### [Problem statement]
Write out every line of the material exactly as it appears.
— BEGIN —
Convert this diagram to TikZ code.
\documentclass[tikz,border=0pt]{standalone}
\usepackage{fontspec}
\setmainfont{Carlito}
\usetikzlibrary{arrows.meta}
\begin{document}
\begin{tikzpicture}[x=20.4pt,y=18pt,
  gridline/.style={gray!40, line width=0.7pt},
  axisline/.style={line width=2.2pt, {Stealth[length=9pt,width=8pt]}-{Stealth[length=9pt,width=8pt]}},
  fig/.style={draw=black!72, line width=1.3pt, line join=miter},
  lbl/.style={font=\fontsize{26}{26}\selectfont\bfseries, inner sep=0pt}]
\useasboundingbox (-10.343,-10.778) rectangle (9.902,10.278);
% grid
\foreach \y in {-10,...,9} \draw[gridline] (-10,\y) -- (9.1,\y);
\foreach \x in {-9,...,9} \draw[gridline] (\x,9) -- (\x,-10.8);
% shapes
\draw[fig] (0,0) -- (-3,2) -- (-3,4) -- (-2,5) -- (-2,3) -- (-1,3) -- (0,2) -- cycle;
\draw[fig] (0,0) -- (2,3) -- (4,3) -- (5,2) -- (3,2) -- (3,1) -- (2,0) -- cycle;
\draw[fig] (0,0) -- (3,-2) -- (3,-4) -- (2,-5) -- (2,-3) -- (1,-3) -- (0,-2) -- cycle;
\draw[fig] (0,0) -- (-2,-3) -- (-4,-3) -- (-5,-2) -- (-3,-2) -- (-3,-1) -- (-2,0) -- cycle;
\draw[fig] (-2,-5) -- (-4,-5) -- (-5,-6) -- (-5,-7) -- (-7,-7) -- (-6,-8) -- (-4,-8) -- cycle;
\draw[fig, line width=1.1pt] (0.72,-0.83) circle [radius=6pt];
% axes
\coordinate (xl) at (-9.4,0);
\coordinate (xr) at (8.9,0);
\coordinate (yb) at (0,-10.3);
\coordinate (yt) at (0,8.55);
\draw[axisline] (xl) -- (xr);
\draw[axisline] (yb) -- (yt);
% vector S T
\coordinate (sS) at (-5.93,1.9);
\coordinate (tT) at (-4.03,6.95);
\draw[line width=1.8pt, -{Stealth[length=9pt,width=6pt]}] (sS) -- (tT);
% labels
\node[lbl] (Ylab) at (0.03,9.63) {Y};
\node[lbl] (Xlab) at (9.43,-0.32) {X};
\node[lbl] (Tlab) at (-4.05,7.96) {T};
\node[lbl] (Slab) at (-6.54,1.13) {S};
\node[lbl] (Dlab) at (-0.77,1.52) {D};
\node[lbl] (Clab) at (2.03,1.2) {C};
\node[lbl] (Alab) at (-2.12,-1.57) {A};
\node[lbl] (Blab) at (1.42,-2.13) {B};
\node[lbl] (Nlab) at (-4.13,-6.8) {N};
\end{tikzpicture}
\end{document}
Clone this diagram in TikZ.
— END —
### [Task answer]
Convert this diagram to TikZ code.
\documentclass[tikz,border=0pt]{standalone}
\usepackage{fontspec}
\setmainfont{Carlito}
\usetikzlibrary{arrows.meta}
\begin{document}
\begin{tikzpicture}[x=20.4pt,y=18pt,
  gridline/.style={gray!40, line width=0.7pt},
  axisline/.style={line width=2.2pt, {Stealth[length=9pt,width=8pt]}-{Stealth[length=9pt,width=8pt]}},
  fig/.style={draw=black!72, line width=1.3pt, line join=miter},
  lbl/.style={font=\fontsize{26}{26}\selectfont\bfseries, inner sep=0pt}]
\useasboundingbox (-10.343,-10.778) rectangle (9.902,10.278);
% grid
\foreach \y in {-10,...,9} \draw[gridline] (-10,\y) -- (9.1,\y);
\foreach \x in {-9,...,9} \draw[gridline] (\x,9) -- (\x,-10.8);
% shapes
\draw[fig] (0,0) -- (-3,2) -- (-3,4) -- (-2,5) -- (-2,3) -- (-1,3) -- (0,2) -- cycle;
\draw[fig] (0,0) -- (2,3) -- (4,3) -- (5,2) -- (3,2) -- (3,1) -- (2,0) -- cycle;
\draw[fig] (0,0) -- (3,-2) -- (3,-4) -- (2,-5) -- (2,-3) -- (1,-3) -- (0,-2) -- cycle;
\draw[fig] (0,0) -- (-2,-3) -- (-4,-3) -- (-5,-2) -- (-3,-2) -- (-3,-1) -- (-2,0) -- cycle;
\draw[fig] (-2,-5) -- (-4,-5) -- (-5,-6) -- (-5,-7) -- (-7,-7) -- (-6,-8) -- (-4,-8) -- cycle;
\draw[fig, line width=1.1pt] (0.72,-0.83) circle [radius=6pt];
% axes
\coordinate (xl) at (-9.4,0);
\coordinate (xr) at (8.9,0);
\coordinate (yb) at (0,-10.3);
\coordinate (yt) at (0,8.55);
\draw[axisline] (xl) -- (xr);
\draw[axisline] (yb) -- (yt);
% vector S T
\coordinate (sS) at (-5.93,1.9);
\coordinate (tT) at (-4.03,6.95);
\draw[line width=1.8pt, -{Stealth[length=9pt,width=6pt]}] (sS) -- (tT);
% labels
\node[lbl] (Ylab) at (0.03,9.63) {Y};
\node[lbl] (Xlab) at (9.43,-0.32) {X};
\node[lbl] (Tlab) at (-4.05,7.96) {T};
\node[lbl] (Slab) at (-6.54,1.13) {S};
\node[lbl] (Dlab) at (-0.77,1.52) {D};
\node[lbl] (Clab) at (2.03,1.2) {C};
\node[lbl] (Alab) at (-2.12,-1.57) {A};
\node[lbl] (Blab) at (1.42,-2.13) {B};
\node[lbl] (Nlab) at (-4.13,-6.8) {N};
\end{tikzpicture}
\end{document}
Clone this diagram in TikZ.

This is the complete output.